Problem description » Return only those lines from the line containing "Give me the Altair source for this chart." to the line containing "9.9, 9.0, 9.0]", both included, and please omit the pictures.

begin Record excerpts

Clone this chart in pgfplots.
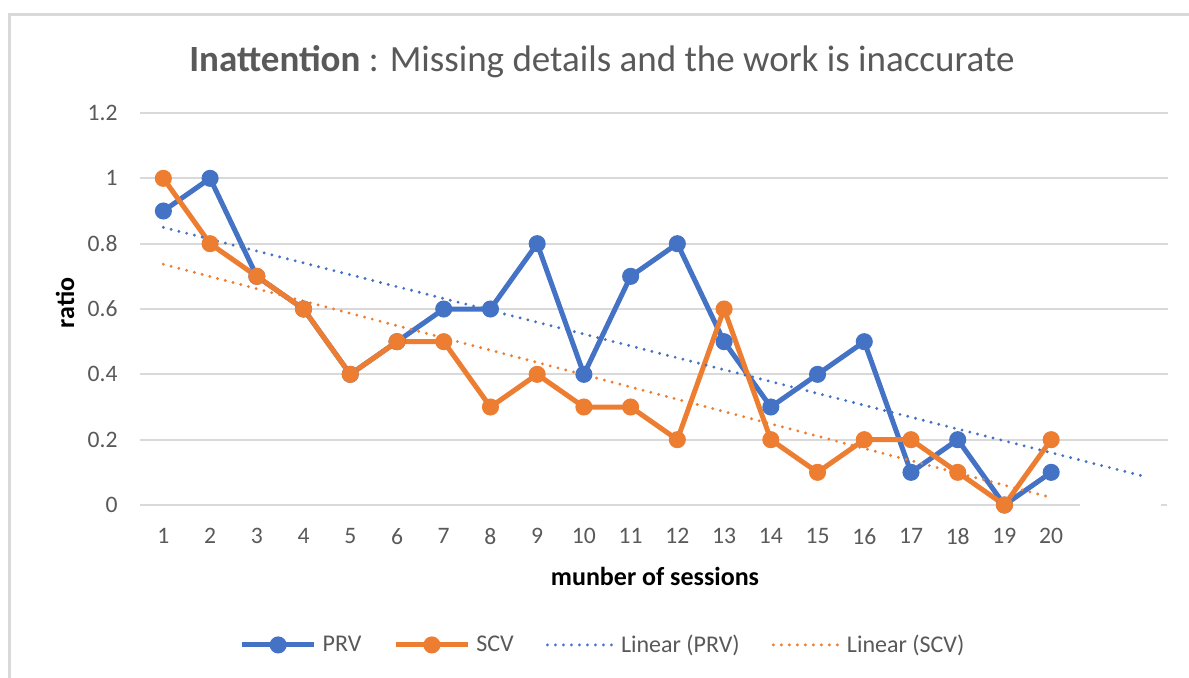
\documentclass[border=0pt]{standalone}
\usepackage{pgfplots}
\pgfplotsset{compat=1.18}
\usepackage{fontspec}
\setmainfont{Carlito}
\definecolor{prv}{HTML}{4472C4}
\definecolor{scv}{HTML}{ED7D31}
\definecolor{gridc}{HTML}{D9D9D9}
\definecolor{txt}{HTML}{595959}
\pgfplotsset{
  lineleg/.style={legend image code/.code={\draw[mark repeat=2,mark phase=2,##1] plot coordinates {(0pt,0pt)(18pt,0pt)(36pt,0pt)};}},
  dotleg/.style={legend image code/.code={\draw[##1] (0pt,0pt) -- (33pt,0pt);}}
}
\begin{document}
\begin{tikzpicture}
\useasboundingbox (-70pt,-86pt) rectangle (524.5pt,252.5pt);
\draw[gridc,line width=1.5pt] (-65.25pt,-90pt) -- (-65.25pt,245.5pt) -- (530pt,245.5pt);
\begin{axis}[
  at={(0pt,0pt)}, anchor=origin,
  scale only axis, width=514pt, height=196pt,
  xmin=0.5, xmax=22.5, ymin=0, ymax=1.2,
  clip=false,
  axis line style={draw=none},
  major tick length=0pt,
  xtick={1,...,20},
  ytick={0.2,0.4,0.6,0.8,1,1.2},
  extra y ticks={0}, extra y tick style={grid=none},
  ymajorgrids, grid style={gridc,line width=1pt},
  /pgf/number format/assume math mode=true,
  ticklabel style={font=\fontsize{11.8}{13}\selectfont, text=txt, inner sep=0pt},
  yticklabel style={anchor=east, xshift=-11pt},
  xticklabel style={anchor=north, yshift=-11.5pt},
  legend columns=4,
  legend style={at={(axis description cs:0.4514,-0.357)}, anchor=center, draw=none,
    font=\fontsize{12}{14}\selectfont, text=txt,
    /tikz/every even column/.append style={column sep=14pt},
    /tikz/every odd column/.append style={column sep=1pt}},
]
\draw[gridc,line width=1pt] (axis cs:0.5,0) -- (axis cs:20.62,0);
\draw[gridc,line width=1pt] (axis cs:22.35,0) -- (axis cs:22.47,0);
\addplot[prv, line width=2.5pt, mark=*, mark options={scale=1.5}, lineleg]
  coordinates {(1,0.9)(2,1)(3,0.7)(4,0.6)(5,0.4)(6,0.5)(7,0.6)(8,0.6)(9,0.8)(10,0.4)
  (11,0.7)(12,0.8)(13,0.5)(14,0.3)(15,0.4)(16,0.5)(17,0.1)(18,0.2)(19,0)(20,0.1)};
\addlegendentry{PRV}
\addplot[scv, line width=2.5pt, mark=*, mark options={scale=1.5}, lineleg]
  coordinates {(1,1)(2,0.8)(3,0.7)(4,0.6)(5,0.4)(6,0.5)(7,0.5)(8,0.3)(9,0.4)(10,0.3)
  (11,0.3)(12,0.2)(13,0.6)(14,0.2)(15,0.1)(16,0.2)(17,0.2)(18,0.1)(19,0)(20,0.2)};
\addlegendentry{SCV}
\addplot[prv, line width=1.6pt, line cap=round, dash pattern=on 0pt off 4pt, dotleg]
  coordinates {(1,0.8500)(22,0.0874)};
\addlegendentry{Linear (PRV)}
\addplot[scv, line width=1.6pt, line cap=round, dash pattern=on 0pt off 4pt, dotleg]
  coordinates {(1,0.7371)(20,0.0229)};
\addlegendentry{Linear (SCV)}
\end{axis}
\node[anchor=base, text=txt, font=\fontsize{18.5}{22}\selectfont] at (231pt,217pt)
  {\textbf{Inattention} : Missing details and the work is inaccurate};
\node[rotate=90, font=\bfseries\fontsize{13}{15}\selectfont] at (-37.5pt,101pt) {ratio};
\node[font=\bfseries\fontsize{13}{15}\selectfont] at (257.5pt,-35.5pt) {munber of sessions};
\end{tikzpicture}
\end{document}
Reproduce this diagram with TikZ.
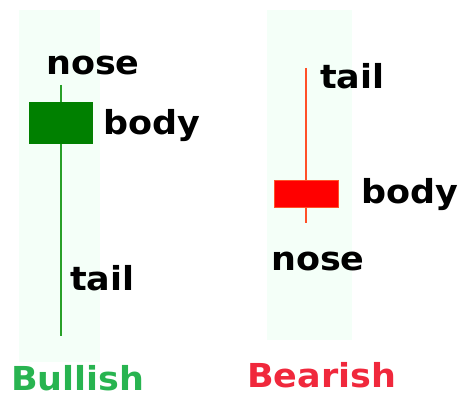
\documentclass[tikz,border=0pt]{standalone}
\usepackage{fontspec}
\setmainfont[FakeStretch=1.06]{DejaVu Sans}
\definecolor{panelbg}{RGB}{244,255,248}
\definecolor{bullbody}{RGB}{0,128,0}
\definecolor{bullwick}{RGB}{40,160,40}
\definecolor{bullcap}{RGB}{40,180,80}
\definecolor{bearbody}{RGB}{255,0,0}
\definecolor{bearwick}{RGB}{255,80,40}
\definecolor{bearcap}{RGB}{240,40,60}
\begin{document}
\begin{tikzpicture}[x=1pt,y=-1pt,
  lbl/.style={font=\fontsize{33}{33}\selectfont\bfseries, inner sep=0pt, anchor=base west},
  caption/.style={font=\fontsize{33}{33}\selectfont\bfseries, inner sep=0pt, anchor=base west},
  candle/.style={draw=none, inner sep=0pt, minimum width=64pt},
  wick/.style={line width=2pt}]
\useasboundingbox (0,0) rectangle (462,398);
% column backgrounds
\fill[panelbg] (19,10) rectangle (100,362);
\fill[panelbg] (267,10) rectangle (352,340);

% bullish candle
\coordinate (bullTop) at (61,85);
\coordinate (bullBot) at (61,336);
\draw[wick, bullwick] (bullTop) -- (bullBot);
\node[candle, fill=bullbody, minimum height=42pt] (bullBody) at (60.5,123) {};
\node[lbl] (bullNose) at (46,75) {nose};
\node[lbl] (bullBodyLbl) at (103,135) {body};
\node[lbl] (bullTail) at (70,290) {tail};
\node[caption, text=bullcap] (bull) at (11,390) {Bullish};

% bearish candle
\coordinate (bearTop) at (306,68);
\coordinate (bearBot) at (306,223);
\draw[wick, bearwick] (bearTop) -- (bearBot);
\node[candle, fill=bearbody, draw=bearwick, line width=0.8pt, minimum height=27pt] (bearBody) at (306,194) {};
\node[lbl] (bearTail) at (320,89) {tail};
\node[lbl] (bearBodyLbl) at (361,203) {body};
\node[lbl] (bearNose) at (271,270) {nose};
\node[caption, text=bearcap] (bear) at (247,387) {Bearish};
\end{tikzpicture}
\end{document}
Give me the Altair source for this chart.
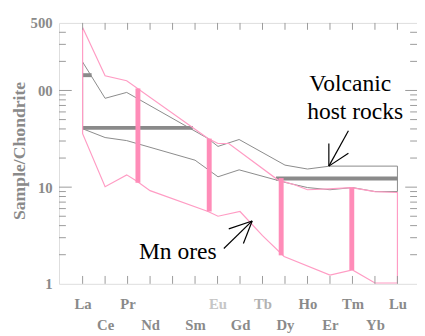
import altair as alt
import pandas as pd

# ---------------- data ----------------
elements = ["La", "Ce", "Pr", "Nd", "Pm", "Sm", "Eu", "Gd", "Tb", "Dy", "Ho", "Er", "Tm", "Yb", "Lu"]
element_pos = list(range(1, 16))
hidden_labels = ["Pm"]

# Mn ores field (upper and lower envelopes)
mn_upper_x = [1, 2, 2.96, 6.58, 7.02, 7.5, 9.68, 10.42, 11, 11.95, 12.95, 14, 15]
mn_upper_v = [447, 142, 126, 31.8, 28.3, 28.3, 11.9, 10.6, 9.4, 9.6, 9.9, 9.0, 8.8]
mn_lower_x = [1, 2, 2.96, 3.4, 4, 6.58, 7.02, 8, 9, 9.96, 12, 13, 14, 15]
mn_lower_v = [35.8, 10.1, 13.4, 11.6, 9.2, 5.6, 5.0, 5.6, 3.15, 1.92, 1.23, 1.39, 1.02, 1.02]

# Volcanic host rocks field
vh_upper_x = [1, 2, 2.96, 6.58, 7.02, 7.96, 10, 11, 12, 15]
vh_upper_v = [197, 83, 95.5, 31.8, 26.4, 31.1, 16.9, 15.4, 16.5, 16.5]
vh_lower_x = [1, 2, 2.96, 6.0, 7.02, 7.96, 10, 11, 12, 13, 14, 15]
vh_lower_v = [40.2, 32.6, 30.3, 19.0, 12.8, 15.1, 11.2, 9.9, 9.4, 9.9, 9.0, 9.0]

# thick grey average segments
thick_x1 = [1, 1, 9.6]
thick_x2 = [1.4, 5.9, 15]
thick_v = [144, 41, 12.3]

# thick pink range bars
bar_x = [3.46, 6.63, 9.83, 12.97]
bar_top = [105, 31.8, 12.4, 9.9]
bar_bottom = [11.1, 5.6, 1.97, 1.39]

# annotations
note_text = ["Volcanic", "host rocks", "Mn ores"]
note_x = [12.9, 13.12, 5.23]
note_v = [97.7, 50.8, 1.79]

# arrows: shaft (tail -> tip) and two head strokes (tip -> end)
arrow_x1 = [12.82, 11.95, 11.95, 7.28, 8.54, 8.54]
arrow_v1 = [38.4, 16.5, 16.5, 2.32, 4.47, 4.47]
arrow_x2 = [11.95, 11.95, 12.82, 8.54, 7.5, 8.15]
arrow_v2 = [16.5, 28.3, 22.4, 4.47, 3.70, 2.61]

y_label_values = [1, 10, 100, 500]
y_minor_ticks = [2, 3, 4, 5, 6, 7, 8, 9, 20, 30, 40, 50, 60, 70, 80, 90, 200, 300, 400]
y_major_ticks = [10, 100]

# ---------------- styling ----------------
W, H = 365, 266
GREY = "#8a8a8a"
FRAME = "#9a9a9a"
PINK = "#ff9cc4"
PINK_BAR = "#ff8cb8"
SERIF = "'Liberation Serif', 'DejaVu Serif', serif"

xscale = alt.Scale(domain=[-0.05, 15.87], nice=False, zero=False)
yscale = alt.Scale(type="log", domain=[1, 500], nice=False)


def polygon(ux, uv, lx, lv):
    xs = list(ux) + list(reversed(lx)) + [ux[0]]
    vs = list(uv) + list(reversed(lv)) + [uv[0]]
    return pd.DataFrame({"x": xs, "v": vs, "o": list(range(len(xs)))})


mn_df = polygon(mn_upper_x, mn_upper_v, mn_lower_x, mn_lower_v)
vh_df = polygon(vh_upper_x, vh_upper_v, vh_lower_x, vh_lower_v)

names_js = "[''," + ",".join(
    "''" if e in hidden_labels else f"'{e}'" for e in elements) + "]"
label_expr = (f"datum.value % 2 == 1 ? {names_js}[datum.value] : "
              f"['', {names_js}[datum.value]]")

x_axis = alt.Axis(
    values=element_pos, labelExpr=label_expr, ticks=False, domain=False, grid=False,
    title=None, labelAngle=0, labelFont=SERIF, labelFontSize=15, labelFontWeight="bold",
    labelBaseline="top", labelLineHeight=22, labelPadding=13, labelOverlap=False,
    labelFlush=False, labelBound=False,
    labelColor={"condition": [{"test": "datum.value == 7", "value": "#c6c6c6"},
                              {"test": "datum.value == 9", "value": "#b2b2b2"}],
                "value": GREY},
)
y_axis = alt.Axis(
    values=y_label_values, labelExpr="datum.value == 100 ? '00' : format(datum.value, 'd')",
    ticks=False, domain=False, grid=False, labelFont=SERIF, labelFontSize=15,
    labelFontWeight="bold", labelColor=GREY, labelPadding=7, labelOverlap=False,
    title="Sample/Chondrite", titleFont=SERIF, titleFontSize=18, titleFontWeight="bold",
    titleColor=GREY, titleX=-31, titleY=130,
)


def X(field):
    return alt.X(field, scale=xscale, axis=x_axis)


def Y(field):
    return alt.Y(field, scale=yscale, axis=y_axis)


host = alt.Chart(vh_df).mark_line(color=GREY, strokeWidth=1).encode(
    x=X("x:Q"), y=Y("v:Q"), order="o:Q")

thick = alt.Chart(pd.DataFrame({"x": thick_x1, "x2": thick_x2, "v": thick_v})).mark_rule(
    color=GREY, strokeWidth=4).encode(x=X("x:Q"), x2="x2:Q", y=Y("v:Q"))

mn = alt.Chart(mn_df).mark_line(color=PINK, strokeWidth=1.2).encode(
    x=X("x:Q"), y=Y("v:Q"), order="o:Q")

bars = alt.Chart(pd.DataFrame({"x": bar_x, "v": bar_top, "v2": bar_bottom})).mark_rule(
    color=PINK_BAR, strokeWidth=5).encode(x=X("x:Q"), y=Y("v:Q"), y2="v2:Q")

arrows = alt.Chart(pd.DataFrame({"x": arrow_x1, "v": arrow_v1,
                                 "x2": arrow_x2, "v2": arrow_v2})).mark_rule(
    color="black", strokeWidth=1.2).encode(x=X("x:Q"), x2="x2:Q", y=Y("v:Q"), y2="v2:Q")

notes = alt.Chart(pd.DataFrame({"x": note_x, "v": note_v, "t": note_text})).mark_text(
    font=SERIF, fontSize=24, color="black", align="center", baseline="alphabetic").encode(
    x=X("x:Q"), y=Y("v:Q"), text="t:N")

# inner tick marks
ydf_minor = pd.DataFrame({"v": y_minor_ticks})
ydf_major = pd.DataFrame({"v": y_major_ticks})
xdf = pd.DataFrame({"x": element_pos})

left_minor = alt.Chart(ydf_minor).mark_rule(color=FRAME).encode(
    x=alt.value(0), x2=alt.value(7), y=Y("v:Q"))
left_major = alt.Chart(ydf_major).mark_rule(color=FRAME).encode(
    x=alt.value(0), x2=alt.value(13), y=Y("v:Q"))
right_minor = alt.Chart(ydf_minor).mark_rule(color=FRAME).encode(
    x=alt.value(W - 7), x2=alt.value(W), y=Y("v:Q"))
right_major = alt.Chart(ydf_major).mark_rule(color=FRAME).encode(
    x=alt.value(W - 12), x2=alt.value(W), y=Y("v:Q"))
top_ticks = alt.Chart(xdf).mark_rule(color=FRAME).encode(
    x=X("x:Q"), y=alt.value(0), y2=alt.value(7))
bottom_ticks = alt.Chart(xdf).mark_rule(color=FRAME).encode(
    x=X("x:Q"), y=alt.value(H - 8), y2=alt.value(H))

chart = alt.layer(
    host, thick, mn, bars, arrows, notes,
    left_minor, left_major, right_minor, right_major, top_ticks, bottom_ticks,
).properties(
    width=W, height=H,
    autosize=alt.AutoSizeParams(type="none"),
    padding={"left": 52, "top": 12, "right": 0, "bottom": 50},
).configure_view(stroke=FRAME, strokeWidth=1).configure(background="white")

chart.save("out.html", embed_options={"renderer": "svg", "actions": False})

end Record excerpts

Full output »
Give me the Altair source for this chart.
import altair as alt
import pandas as pd

# ---------------- data ----------------
elements = ["La", "Ce", "Pr", "Nd", "Pm", "Sm", "Eu", "Gd", "Tb", "Dy", "Ho", "Er", "Tm", "Yb", "Lu"]
element_pos = list(range(1, 16))
hidden_labels = ["Pm"]

# Mn ores field (upper and lower envelopes)
mn_upper_x = [1, 2, 2.96, 6.58, 7.02, 7.5, 9.68, 10.42, 11, 11.95, 12.95, 14, 15]
mn_upper_v = [447, 142, 126, 31.8, 28.3, 28.3, 11.9, 10.6, 9.4, 9.6, 9.9, 9.0, 8.8]
mn_lower_x = [1, 2, 2.96, 3.4, 4, 6.58, 7.02, 8, 9, 9.96, 12, 13, 14, 15]
mn_lower_v = [35.8, 10.1, 13.4, 11.6, 9.2, 5.6, 5.0, 5.6, 3.15, 1.92, 1.23, 1.39, 1.02, 1.02]

# Volcanic host rocks field
vh_upper_x = [1, 2, 2.96, 6.58, 7.02, 7.96, 10, 11, 12, 15]
vh_upper_v = [197, 83, 95.5, 31.8, 26.4, 31.1, 16.9, 15.4, 16.5, 16.5]
vh_lower_x = [1, 2, 2.96, 6.0, 7.02, 7.96, 10, 11, 12, 13, 14, 15]
vh_lower_v = [40.2, 32.6, 30.3, 19.0, 12.8, 15.1, 11.2, 9.9, 9.4, 9.9, 9.0, 9.0]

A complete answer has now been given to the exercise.